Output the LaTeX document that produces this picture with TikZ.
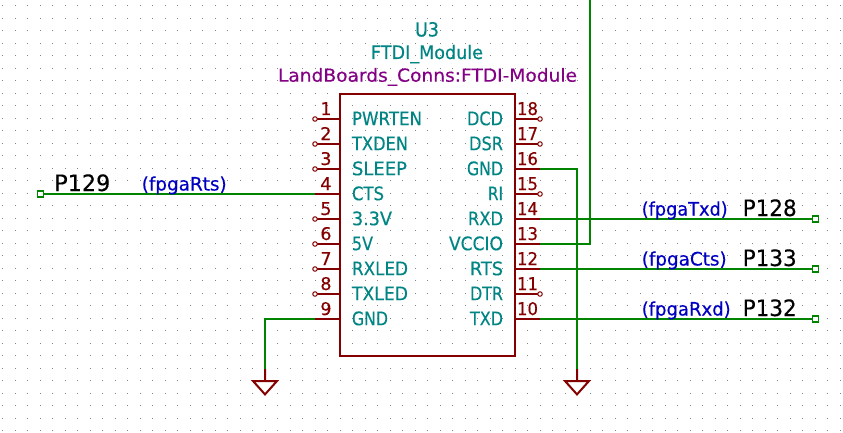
\documentclass[tikz,border=0pt]{standalone}
\usepackage{fontspec}
\setmainfont[FakeBold=0.35]{DejaVu Sans}
\definecolor{pinred}{RGB}{132,0,0}
\definecolor{wiregreen}{RGB}{0,132,0}
\definecolor{teal2}{RGB}{0,132,132}
\definecolor{purple2}{RGB}{132,0,132}
\definecolor{netblue}{RGB}{0,0,194}
\definecolor{griddot}{RGB}{132,132,132}
% fit text to a given width in px, keeping its height
\newcommand{\fitw}[2]{\resizebox{#1pt}{\height}{#2}}
\tikzset{
  x=1pt,y=-1pt,
  txt/.style={inner sep=0pt,outer sep=0pt},
  pinname/.style={txt,text=teal2,font=\fontsize{18.6}{19}\selectfont},
  pinnum/.style={txt,text=pinred,font=\fontsize{17.5}{18}\selectfont},
  netname/.style={txt,text=netblue,font=\fontsize{18.5}{19}\selectfont},
  fpgapin/.style={txt,text=black,font=\fontsize{22.5}{24}\selectfont},
  pinline/.style={draw=pinred,line width=2pt},
  bodyline/.style={draw=pinred,line width=2pt,line join=miter},
  wire/.style={draw=wiregreen,line width=2pt,line join=miter},
  nc/.style={circle,draw=pinred,fill=white,line width=1pt,inner sep=0pt,minimum size=4.5pt},
  lab/.style={rectangle,draw=wiregreen,fill=white,line width=1.2pt,inner sep=0pt,minimum size=6pt},
}
\begin{document}
\begin{tikzpicture}
\useasboundingbox (0,0) rectangle (843,433);
\fill[white] (0,0) rectangle (843,433);
% grid
\foreach \i in {0,...,67}{
  \foreach \j in {0,...,34}{
    \fill[griddot] ({int(2.5+12.5*\i)},{int(5.8+12.5*\j)}) rectangle +(1,1);
  }
}
% body
\node[draw=none,inner sep=0pt] (body) at (427.5,225) [minimum width=175pt,minimum height=262pt,bodyline] {};
% pin anchors
\foreach \n/\yy in {1/119,2/144,3/169,4/194,5/219,6/244,7/269,8/294,9/319}{
  \coordinate (in\n) at (340,\yy);
  \coordinate (L\n) at (315,\yy);
  \draw[pinline] (in\n) -- (L\n);
  \node[pinnum,anchor=base east] (numL\n) at (331.5,\yy-4) {\n};
}
\foreach \n/\yy in {18/119,17/144,16/169,15/194,14/219,13/244,12/269,11/294,10/319}{
  \coordinate (in\n) at (515,\yy);
  \coordinate (R\n) at (540,\yy);
  \draw[pinline] (in\n) -- (R\n);
  \node[pinnum,anchor=base west] (numR\n) at (517,\yy-4) {\fitw{21}{\n}};
}
% unconnected markers
\foreach \n in {1,2,3,5,6,7,8}{ \node[nc] (ncL\n) at (L\n) {}; }
\foreach \n in {18,17,15,11}{ \node[nc] (ncR\n) at (R\n) {}; }
% pin names
\foreach \n/\t/\w in {1/PWRTEN/70,2/TXDEN/56,3/SLEEP/55,4/CTS/32,5/3.3V/40,6/5V/21,7/RXLED/56,8/TXLED/56,9/GND/36}{
  \path (in\n) ++(12,6.2) node[pinname,anchor=base west] (nameL\n) {\fitw{\w}{\t}};
}
\foreach \n/\t/\w in {18/DCD/36,17/DSR/34,16/GND/36,15/RI/15,14/RXD/35,13/VCCIO/54,12/RTS/33,11/DTR/33,10/TXD/33}{
  \path (in\n) ++(-12,6.2) node[pinname,anchor=base east] (nameR\n) {\fitw{\w}{\t}};
}
% titles
\node[txt,text=teal2,font=\fontsize{19.5}{20}\selectfont,anchor=base] (ref) at (427,36.5) {\fitw{24}{U3}};
\node[txt,text=teal2,font=\fontsize{18.6}{20}\selectfont,anchor=base] (val) at (427,59) {\fitw{112}{FTDI\_Module}};
\node[txt,text=purple2,font=\fontsize{18}{20}\selectfont,anchor=base] (fp) at (427.5,81.7) {\fitw{299}{LandBoards\_Conns:FTDI-Module}};
% labels
\node[lab] (lab129) at (40.5,194) {};
\node[lab] (lab128) at (815.5,219) {};
\node[lab] (lab133) at (815.5,269) {};
\node[lab] (lab132) at (815.5,319) {};
\coordinate (gndL) at (265,369);
\coordinate (gndR) at (577,369);
\coordinate (vtop) at (590,-2);
% power symbols
\foreach \g in {gndL,gndR}{
  \draw[pinline,line join=miter] (\g) -- ++(0,12) -- ++(-12,0) -- ++(12,13.4) -- ++(12,-13.4) -- ++(-12,0);
}
% wires
\draw[wire] (lab129.east) -- (L4);
\draw[wire] (L9) -| (gndL);
\draw[wire] (R16) -| (gndR);
\draw[wire] (R14) -- (lab128.west);
\draw[wire] (R12) -- (lab133.west);
\draw[wire] (R10) -- (lab132.west);
\draw[wire] (R13) -| (vtop);
% net names and port names
\node[netname,anchor=base west] (nRts) at (141.7,190.5) {\fitw{85}{(fpgaRts)}};
\node[netname,anchor=base west] (nTxd) at (641.7,215.5) {\fitw{86}{(fpgaTxd)}};
\node[netname,anchor=base west] (nCts) at (641.7,265.5) {\fitw{85}{(fpgaCts)}};
\node[netname,anchor=base west] (nRxd) at (641.7,315.5) {\fitw{89}{(fpgaRxd)}};
\node[fpgapin,anchor=base west] (p129) at (54.3,191) {\fitw{56}{P129}};
\node[fpgapin,anchor=base west] (p128) at (742.7,216) {\fitw{54}{P128}};
\node[fpgapin,anchor=base west] (p133) at (742.7,266) {\fitw{54}{P133}};
\node[fpgapin,anchor=base west] (p132) at (742.7,316) {\fitw{54}{P132}};
\end{tikzpicture}
\end{document}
========
■ **What needs to be done**:
Repeat the material exactly as it reads, without any of its pictures.

■ **Response**:
Output the LaTeX document that produces this picture with TikZ.
\documentclass[tikz,border=0pt]{standalone}
\usepackage{fontspec}
\setmainfont[FakeBold=0.35]{DejaVu Sans}
\definecolor{pinred}{RGB}{132,0,0}
\definecolor{wiregreen}{RGB}{0,132,0}
\definecolor{teal2}{RGB}{0,132,132}
\definecolor{purple2}{RGB}{132,0,132}
\definecolor{netblue}{RGB}{0,0,194}
\definecolor{griddot}{RGB}{132,132,132}
% fit text to a given width in px, keeping its height
\newcommand{\fitw}[2]{\resizebox{#1pt}{\height}{#2}}
\tikzset{
  x=1pt,y=-1pt,
  txt/.style={inner sep=0pt,outer sep=0pt},
  pinname/.style={txt,text=teal2,font=\fontsize{18.6}{19}\selectfont},
  pinnum/.style={txt,text=pinred,font=\fontsize{17.5}{18}\selectfont},
  netname/.style={txt,text=netblue,font=\fontsize{18.5}{19}\selectfont},
  fpgapin/.style={txt,text=black,font=\fontsize{22.5}{24}\selectfont},
  pinline/.style={draw=pinred,line width=2pt},
  bodyline/.style={draw=pinred,line width=2pt,line join=miter},
  wire/.style={draw=wiregreen,line width=2pt,line join=miter},
  nc/.style={circle,draw=pinred,fill=white,line width=1pt,inner sep=0pt,minimum size=4.5pt},
  lab/.style={rectangle,draw=wiregreen,fill=white,line width=1.2pt,inner sep=0pt,minimum size=6pt},
}
\begin{document}
\begin{tikzpicture}
\useasboundingbox (0,0) rectangle (843,433);
\fill[white] (0,0) rectangle (843,433);
% grid
\foreach \i in {0,...,67}{
  \foreach \j in {0,...,34}{
    \fill[griddot] ({int(2.5+12.5*\i)},{int(5.8+12.5*\j)}) rectangle +(1,1);
  }
}
% body
\node[draw=none,inner sep=0pt] (body) at (427.5,225) [minimum width=175pt,minimum height=262pt,bodyline] {};
% pin anchors
\foreach \n/\yy in {1/119,2/144,3/169,4/194,5/219,6/244,7/269,8/294,9/319}{
  \coordinate (in\n) at (340,\yy);
  \coordinate (L\n) at (315,\yy);
  \draw[pinline] (in\n) -- (L\n);
  \node[pinnum,anchor=base east] (numL\n) at (331.5,\yy-4) {\n};
}
\foreach \n/\yy in {18/119,17/144,16/169,15/194,14/219,13/244,12/269,11/294,10/319}{
  \coordinate (in\n) at (515,\yy);
  \coordinate (R\n) at (540,\yy);
  \draw[pinline] (in\n) -- (R\n);
  \node[pinnum,anchor=base west] (numR\n) at (517,\yy-4) {\fitw{21}{\n}};
}
% unconnected markers
\foreach \n in {1,2,3,5,6,7,8}{ \node[nc] (ncL\n) at (L\n) {}; }
\foreach \n in {18,17,15,11}{ \node[nc] (ncR\n) at (R\n) {}; }
% pin names
\foreach \n/\t/\w in {1/PWRTEN/70,2/TXDEN/56,3/SLEEP/55,4/CTS/32,5/3.3V/40,6/5V/21,7/RXLED/56,8/TXLED/56,9/GND/36}{
  \path (in\n) ++(12,6.2) node[pinname,anchor=base west] (nameL\n) {\fitw{\w}{\t}};
}
\foreach \n/\t/\w in {18/DCD/36,17/DSR/34,16/GND/36,15/RI/15,14/RXD/35,13/VCCIO/54,12/RTS/33,11/DTR/33,10/TXD/33}{
  \path (in\n) ++(-12,6.2) node[pinname,anchor=base east] (nameR\n) {\fitw{\w}{\t}};
}
% titles
\node[txt,text=teal2,font=\fontsize{19.5}{20}\selectfont,anchor=base] (ref) at (427,36.5) {\fitw{24}{U3}};
\node[txt,text=teal2,font=\fontsize{18.6}{20}\selectfont,anchor=base] (val) at (427,59) {\fitw{112}{FTDI\_Module}};
\node[txt,text=purple2,font=\fontsize{18}{20}\selectfont,anchor=base] (fp) at (427.5,81.7) {\fitw{299}{LandBoards\_Conns:FTDI-Module}};
% labels
\node[lab] (lab129) at (40.5,194) {};
\node[lab] (lab128) at (815.5,219) {};
\node[lab] (lab133) at (815.5,269) {};
\node[lab] (lab132) at (815.5,319) {};
\coordinate (gndL) at (265,369);
\coordinate (gndR) at (577,369);
\coordinate (vtop) at (590,-2);
% power symbols
\foreach \g in {gndL,gndR}{
  \draw[pinline,line join=miter] (\g) -- ++(0,12) -- ++(-12,0) -- ++(12,13.4) -- ++(12,-13.4) -- ++(-12,0);
}
% wires
\draw[wire] (lab129.east) -- (L4);
\draw[wire] (L9) -| (gndL);
\draw[wire] (R16) -| (gndR);
\draw[wire] (R14) -- (lab128.west);
\draw[wire] (R12) -- (lab133.west);
\draw[wire] (R10) -- (lab132.west);
\draw[wire] (R13) -| (vtop);
% net names and port names
\node[netname,anchor=base west] (nRts) at (141.7,190.5) {\fitw{85}{(fpgaRts)}};
\node[netname,anchor=base west] (nTxd) at (641.7,215.5) {\fitw{86}{(fpgaTxd)}};
\node[netname,anchor=base west] (nCts) at (641.7,265.5) {\fitw{85}{(fpgaCts)}};
\node[netname,anchor=base west] (nRxd) at (641.7,315.5) {\fitw{89}{(fpgaRxd)}};
\node[fpgapin,anchor=base west] (p129) at (54.3,191) {\fitw{56}{P129}};
\node[fpgapin,anchor=base west] (p128) at (742.7,216) {\fitw{54}{P128}};
\node[fpgapin,anchor=base west] (p133) at (742.7,266) {\fitw{54}{P133}};
\node[fpgapin,anchor=base west] (p132) at (742.7,316) {\fitw{54}{P132}};
\end{tikzpicture}
\end{document}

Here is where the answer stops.